I'd be disappointed, because one of the selling points Intel used to get people to buy Pentiums was its backward-compatibility with 8086,80286, 80386 and 80486 code. Nonetheless, there was the fdiv bug, leading to a limited recall of the affected parts. And there are minor differences and errata between processor generations, though Intel and AMD mostly did a great job keeping them backward-compatible.
bob wrote: If you compile the same source with -O0 and then with -O3 and you get different answers, would you consider that acceptable? Why or why not?
Well if my source was a correct, standard-conforming program then it might indicate a compiler bug. But 99 times out of 100 when this happens, its because my code has a bug in it, and in that situation its completely acceptable. If I'm accessing out of bounds in an array, that's undefined behavior. If I've overflowed some pointer arithmetic, that's undefined behavior. If I've shifted an N-bit int by N or more bits, that's undefined behavior. I don't expect my compiler to magically translate my broken source code into working programs in such cases, so I'm not surprised when it fails to do so.

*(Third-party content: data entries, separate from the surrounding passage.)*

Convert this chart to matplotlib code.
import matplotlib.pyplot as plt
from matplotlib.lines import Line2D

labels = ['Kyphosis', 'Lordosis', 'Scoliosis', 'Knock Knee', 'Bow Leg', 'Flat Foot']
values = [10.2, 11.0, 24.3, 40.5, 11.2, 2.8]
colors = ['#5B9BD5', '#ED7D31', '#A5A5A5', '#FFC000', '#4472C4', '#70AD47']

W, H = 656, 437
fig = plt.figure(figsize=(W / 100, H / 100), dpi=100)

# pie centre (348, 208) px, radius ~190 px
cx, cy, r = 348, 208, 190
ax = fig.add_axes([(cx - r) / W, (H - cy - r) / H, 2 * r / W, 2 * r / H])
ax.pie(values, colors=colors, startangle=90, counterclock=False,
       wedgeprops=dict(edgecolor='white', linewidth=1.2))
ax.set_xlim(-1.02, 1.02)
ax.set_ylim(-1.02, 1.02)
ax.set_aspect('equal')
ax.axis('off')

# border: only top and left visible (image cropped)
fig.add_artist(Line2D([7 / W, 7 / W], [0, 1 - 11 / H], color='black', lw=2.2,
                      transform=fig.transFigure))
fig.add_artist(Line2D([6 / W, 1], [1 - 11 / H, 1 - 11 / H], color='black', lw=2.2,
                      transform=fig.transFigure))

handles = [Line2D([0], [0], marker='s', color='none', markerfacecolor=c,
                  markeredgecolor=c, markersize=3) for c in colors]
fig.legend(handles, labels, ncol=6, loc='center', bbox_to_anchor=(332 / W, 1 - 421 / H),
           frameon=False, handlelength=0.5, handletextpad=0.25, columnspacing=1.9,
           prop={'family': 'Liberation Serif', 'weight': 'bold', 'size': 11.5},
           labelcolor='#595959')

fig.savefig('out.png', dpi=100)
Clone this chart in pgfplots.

The assumption is a program that produces NO warnings. No undefined variables, and such. But possibly with things inside that might cause UB or not. More specifically.

(1) program conforms to standard exactly, no chance of UB anywhere (I don't see how such a program can be written, but that is a different topic.)

(2) program conforms to standards in general, but has a potential UB (let's stick with int overflow). Somewhere he does the usual a = b + c but either b or c is too big. Should you get different answers with or without optimization? Not on my watch.

bob wrote: Finally, do your two answers match? If not, why? If both are yes, we probably can't communicate at all. Semantics are semantics. I don't want the computer hardware changing them on the fly just so it can execute things faster. If both are "no" then we seem to be in perfect agreement.
So I answered Yes to the first q, and No to the second, as would any programmer who actually knows both x86 and C.

I actually know both and have been programming in C for over 30 years, and x86 since the first 8080 hit the street. I think that qualifies me as knowing both. I find it unacceptable that a compiler would take a C program and convert into something sub-optimal, compared to what I would do by hand. And I am talking about direct coding here, not clever optimizations. If, for some reason, a programmer uses x * 2 / 2 then I assume he has a reason. Don't assume anything, just do what he says. The compiler's job is NOT to "fix stupid". It is to convert the program it is given into something that executes and produces the results according to that program, not according to what it "thinks" the programmer meant.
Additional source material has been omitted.